Exercise brief =
Your copy should hold exactly the lines from the one containing "Emit a LaTeX" to the one containing "(rbot) at (518,216);", inclusive, with no pictures.

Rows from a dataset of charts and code
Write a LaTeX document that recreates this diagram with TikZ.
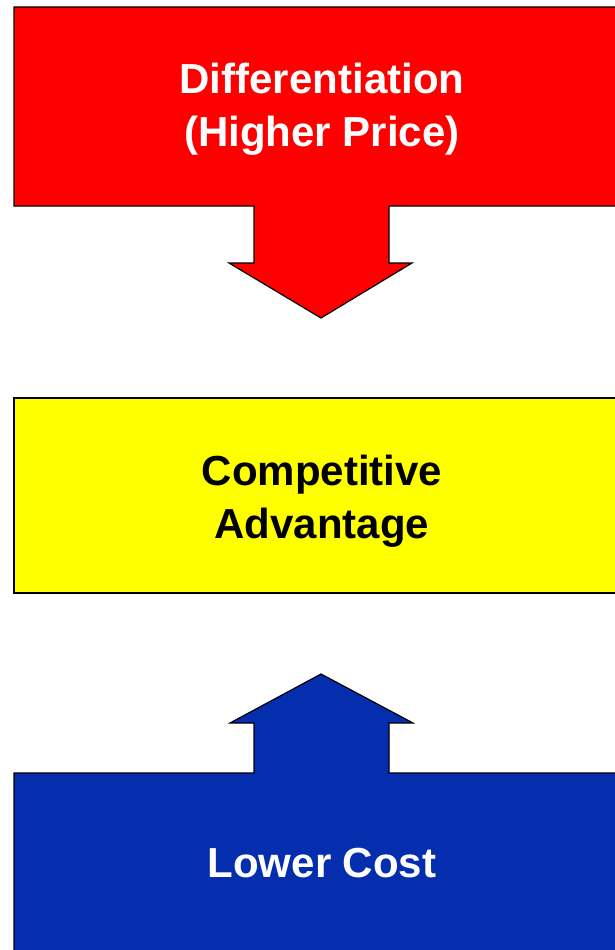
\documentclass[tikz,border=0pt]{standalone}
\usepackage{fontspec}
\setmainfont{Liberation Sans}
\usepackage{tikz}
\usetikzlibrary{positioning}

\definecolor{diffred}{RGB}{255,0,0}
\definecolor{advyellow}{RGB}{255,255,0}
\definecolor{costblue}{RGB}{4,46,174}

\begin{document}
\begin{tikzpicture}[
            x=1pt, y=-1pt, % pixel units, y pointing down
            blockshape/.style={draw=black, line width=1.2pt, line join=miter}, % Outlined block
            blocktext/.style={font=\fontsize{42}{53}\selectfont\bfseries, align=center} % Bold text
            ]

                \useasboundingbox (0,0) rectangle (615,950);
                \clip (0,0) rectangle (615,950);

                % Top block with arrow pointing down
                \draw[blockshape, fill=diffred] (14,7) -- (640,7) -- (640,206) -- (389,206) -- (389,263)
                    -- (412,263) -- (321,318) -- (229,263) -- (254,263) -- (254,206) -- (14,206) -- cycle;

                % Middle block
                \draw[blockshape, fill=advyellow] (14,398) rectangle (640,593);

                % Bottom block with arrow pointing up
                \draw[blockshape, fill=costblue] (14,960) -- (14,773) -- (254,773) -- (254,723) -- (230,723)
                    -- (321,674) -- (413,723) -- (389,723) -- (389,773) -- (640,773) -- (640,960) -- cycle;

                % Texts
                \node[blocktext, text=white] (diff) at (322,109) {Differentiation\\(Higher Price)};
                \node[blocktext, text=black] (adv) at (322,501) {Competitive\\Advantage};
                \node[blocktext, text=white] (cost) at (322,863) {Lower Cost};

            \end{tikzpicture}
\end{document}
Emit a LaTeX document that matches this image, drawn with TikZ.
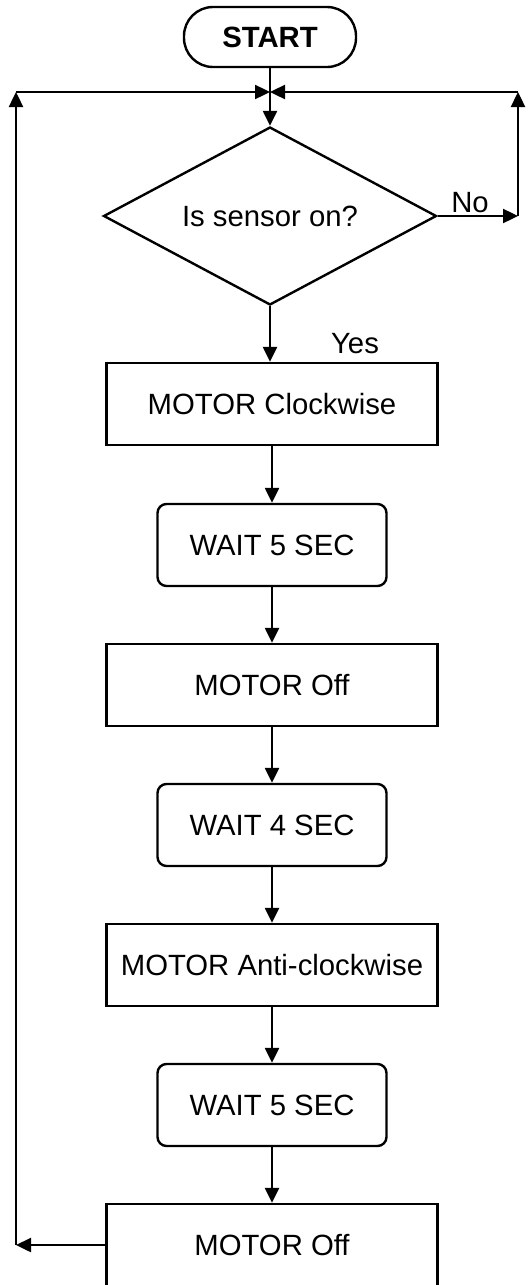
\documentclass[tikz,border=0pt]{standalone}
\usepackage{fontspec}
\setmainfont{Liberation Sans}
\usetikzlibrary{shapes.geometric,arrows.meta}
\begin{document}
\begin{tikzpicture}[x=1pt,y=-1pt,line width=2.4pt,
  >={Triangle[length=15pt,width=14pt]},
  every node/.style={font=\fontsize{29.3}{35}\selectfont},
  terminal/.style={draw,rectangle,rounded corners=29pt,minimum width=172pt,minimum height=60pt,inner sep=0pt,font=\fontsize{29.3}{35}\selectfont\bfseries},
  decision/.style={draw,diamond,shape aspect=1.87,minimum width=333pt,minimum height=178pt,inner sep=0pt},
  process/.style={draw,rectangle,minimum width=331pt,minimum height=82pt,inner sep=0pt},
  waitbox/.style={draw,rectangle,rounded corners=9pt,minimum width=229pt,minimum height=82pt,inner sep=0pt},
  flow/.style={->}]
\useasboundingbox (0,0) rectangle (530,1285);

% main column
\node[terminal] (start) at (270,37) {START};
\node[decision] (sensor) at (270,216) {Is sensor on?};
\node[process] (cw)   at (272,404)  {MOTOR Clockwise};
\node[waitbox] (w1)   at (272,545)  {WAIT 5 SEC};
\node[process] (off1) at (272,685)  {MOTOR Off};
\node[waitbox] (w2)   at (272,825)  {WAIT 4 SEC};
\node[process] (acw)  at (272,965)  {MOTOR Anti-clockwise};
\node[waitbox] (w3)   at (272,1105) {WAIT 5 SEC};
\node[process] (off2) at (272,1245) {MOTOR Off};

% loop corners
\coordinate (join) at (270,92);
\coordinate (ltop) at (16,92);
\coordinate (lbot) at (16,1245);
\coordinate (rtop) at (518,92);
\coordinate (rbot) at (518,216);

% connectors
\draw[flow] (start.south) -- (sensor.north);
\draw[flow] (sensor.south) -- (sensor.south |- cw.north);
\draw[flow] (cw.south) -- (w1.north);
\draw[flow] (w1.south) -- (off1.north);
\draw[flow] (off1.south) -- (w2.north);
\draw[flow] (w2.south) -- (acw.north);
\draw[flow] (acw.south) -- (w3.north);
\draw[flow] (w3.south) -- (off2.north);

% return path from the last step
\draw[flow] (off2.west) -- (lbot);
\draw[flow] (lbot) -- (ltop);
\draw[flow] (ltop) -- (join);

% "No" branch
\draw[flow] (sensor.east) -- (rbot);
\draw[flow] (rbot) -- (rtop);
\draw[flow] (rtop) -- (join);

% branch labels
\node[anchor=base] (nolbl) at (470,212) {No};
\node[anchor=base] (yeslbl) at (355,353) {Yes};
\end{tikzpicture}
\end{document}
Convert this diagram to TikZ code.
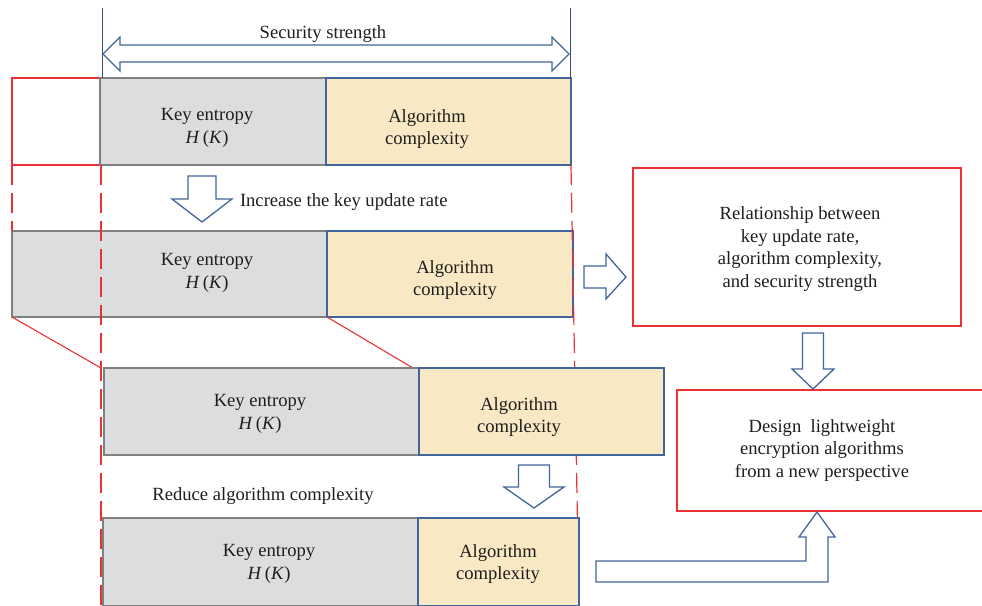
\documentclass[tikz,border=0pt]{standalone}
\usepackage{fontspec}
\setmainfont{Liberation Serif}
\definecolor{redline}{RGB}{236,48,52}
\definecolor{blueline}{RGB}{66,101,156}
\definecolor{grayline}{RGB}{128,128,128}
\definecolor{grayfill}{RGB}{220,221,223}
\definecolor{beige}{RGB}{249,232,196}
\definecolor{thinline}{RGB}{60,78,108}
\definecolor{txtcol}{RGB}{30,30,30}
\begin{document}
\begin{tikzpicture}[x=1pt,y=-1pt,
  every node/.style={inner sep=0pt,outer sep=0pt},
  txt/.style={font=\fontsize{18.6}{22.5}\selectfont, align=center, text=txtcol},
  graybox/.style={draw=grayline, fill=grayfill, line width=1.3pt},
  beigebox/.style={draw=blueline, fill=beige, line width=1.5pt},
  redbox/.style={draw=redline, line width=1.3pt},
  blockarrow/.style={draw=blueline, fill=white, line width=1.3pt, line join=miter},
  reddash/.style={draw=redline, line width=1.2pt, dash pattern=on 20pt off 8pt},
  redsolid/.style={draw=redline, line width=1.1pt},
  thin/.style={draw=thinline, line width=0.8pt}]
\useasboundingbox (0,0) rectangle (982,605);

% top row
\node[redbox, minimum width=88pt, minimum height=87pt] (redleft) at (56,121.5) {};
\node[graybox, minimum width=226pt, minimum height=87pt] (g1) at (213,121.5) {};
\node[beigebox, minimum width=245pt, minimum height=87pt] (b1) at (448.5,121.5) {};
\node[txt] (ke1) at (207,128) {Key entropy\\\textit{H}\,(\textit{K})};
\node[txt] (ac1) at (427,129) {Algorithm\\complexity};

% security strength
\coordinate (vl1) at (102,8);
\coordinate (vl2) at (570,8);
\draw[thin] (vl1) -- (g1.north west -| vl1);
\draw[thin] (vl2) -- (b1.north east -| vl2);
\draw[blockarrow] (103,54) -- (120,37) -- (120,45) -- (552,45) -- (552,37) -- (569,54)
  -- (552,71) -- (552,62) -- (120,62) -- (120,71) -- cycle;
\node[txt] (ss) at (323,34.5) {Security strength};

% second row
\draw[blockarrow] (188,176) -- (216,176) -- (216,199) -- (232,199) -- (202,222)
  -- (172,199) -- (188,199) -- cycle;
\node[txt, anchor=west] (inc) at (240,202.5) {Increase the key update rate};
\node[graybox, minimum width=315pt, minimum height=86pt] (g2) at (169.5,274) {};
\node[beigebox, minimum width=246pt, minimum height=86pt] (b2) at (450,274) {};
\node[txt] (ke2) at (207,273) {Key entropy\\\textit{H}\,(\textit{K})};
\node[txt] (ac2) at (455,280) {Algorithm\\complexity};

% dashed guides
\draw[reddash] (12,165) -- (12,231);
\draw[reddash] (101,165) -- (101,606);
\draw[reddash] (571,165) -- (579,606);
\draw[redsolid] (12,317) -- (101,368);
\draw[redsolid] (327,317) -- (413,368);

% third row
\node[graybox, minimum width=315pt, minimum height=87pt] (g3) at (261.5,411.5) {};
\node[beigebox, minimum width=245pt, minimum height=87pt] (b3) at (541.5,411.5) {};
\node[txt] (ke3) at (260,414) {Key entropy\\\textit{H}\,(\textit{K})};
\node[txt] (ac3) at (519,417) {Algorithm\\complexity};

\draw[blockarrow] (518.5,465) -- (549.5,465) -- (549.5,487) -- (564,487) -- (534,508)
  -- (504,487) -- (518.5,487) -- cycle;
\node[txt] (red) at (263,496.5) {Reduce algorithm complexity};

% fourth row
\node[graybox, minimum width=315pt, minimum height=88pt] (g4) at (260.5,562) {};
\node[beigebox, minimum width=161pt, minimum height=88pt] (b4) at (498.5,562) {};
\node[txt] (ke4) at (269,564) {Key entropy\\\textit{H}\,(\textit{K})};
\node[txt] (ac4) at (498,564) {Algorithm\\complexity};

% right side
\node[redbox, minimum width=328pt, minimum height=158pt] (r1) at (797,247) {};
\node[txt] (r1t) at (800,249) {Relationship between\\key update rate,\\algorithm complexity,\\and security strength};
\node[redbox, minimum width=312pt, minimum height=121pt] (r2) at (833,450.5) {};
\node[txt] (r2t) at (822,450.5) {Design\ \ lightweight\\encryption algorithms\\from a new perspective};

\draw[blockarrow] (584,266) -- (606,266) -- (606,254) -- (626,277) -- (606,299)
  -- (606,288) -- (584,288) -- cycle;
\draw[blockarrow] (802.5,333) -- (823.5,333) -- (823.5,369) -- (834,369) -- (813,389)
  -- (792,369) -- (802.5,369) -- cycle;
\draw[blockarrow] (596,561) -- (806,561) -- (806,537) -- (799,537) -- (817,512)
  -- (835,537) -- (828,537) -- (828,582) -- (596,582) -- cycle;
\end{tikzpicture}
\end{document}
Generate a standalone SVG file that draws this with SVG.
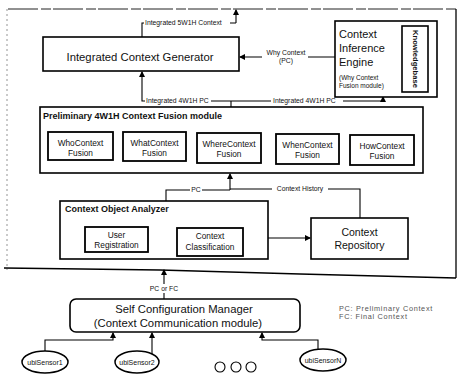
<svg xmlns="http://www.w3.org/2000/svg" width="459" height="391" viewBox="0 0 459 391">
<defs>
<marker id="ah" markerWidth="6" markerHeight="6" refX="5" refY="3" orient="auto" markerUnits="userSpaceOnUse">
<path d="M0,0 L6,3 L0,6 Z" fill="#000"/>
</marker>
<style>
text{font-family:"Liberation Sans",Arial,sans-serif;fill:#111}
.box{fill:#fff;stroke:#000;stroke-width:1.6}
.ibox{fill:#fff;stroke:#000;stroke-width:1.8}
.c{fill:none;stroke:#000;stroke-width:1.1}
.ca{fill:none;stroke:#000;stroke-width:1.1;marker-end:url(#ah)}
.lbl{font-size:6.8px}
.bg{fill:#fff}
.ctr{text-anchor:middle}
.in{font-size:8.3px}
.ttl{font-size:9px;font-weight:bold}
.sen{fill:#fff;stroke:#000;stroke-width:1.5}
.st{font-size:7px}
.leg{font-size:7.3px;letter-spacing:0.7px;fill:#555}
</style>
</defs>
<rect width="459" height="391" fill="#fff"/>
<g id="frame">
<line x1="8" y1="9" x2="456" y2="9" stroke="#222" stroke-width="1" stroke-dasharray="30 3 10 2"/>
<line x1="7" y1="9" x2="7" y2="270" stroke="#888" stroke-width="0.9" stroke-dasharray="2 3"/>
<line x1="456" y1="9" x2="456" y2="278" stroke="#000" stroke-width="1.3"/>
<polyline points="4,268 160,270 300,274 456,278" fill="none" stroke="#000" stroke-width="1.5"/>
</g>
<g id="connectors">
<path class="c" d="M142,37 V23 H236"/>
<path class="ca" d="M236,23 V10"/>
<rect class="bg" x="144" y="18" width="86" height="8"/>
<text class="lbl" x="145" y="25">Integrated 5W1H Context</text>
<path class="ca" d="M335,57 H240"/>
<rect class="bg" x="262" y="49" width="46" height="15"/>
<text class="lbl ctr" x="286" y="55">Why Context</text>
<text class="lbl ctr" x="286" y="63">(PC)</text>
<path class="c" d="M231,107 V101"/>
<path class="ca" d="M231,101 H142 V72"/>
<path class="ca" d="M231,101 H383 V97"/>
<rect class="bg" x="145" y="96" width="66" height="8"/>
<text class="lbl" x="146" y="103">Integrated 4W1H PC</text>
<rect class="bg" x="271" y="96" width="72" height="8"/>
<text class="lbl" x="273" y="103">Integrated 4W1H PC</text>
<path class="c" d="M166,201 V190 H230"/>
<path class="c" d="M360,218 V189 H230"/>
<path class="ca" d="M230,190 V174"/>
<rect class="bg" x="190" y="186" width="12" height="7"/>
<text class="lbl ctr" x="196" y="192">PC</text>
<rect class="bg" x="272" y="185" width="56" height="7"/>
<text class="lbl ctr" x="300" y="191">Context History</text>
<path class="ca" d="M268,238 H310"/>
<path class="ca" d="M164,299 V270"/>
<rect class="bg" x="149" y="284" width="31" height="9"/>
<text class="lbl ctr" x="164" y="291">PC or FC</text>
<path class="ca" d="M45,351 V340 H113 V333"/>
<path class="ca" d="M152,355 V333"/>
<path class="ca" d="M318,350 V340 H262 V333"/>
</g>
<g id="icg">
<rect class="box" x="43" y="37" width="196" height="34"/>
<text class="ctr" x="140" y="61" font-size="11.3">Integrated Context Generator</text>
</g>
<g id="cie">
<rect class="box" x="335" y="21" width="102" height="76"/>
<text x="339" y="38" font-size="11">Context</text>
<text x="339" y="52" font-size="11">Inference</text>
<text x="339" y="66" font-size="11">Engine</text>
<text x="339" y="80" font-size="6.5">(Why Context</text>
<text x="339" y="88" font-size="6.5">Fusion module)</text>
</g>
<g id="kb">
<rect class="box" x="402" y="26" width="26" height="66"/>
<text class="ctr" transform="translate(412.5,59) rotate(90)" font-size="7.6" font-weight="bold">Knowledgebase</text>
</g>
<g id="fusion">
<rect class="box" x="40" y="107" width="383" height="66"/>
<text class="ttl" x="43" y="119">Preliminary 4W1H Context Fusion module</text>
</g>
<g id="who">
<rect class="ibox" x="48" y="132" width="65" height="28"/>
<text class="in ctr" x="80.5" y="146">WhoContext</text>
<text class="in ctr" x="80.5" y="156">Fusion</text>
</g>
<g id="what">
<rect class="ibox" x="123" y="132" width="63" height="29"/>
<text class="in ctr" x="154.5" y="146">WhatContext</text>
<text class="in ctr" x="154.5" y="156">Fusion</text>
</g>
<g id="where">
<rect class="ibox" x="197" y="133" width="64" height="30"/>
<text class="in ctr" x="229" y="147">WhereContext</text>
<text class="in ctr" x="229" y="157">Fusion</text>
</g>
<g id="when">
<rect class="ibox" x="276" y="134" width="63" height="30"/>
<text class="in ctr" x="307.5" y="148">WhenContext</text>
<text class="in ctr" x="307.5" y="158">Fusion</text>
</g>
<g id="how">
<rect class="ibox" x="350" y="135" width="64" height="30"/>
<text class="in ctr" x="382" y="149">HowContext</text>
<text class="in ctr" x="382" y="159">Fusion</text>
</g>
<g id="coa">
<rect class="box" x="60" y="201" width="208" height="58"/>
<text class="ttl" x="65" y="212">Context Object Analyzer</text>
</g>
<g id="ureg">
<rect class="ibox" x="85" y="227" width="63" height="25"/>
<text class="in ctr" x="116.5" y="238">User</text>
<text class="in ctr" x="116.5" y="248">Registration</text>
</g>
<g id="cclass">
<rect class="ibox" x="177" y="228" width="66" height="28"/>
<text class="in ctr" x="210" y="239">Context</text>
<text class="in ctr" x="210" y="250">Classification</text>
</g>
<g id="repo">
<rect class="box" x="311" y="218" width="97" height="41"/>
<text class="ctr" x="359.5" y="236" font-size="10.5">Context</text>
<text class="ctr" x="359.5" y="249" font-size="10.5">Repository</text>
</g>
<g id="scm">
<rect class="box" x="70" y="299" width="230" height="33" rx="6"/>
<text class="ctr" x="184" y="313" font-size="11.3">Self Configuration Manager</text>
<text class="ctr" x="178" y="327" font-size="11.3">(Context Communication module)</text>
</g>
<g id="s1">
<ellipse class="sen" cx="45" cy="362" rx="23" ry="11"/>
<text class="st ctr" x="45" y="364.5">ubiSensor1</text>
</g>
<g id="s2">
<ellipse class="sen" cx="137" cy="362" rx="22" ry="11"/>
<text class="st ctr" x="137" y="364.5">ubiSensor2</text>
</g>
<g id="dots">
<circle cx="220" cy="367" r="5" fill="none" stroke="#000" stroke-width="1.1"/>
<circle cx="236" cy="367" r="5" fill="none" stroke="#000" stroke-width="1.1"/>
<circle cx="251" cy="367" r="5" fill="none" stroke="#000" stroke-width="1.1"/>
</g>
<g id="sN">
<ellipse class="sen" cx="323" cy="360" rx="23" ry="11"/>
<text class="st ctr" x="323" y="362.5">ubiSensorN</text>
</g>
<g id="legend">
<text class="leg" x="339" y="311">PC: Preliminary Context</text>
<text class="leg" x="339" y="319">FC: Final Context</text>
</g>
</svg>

Exercise answer =
Emit a LaTeX document that matches this image, drawn with TikZ.
\documentclass[tikz,border=0pt]{standalone}
\usepackage{fontspec}
\setmainfont{Liberation Sans}
\usetikzlibrary{shapes.geometric,arrows.meta}
\begin{document}
\begin{tikzpicture}[x=1pt,y=-1pt,line width=2.4pt,
  >={Triangle[length=15pt,width=14pt]},
  every node/.style={font=\fontsize{29.3}{35}\selectfont},
  terminal/.style={draw,rectangle,rounded corners=29pt,minimum width=172pt,minimum height=60pt,inner sep=0pt,font=\fontsize{29.3}{35}\selectfont\bfseries},
  decision/.style={draw,diamond,shape aspect=1.87,minimum width=333pt,minimum height=178pt,inner sep=0pt},
  process/.style={draw,rectangle,minimum width=331pt,minimum height=82pt,inner sep=0pt},
  waitbox/.style={draw,rectangle,rounded corners=9pt,minimum width=229pt,minimum height=82pt,inner sep=0pt},
  flow/.style={->}]
\useasboundingbox (0,0) rectangle (530,1285);

% main column
\node[terminal] (start) at (270,37) {START};
\node[decision] (sensor) at (270,216) {Is sensor on?};
\node[process] (cw)   at (272,404)  {MOTOR Clockwise};
\node[waitbox] (w1)   at (272,545)  {WAIT 5 SEC};
\node[process] (off1) at (272,685)  {MOTOR Off};
\node[waitbox] (w2)   at (272,825)  {WAIT 4 SEC};
\node[process] (acw)  at (272,965)  {MOTOR Anti-clockwise};
\node[waitbox] (w3)   at (272,1105) {WAIT 5 SEC};
\node[process] (off2) at (272,1245) {MOTOR Off};

% loop corners
\coordinate (join) at (270,92);
\coordinate (ltop) at (16,92);
\coordinate (lbot) at (16,1245);
\coordinate (rtop) at (518,92);
\coordinate (rbot) at (518,216);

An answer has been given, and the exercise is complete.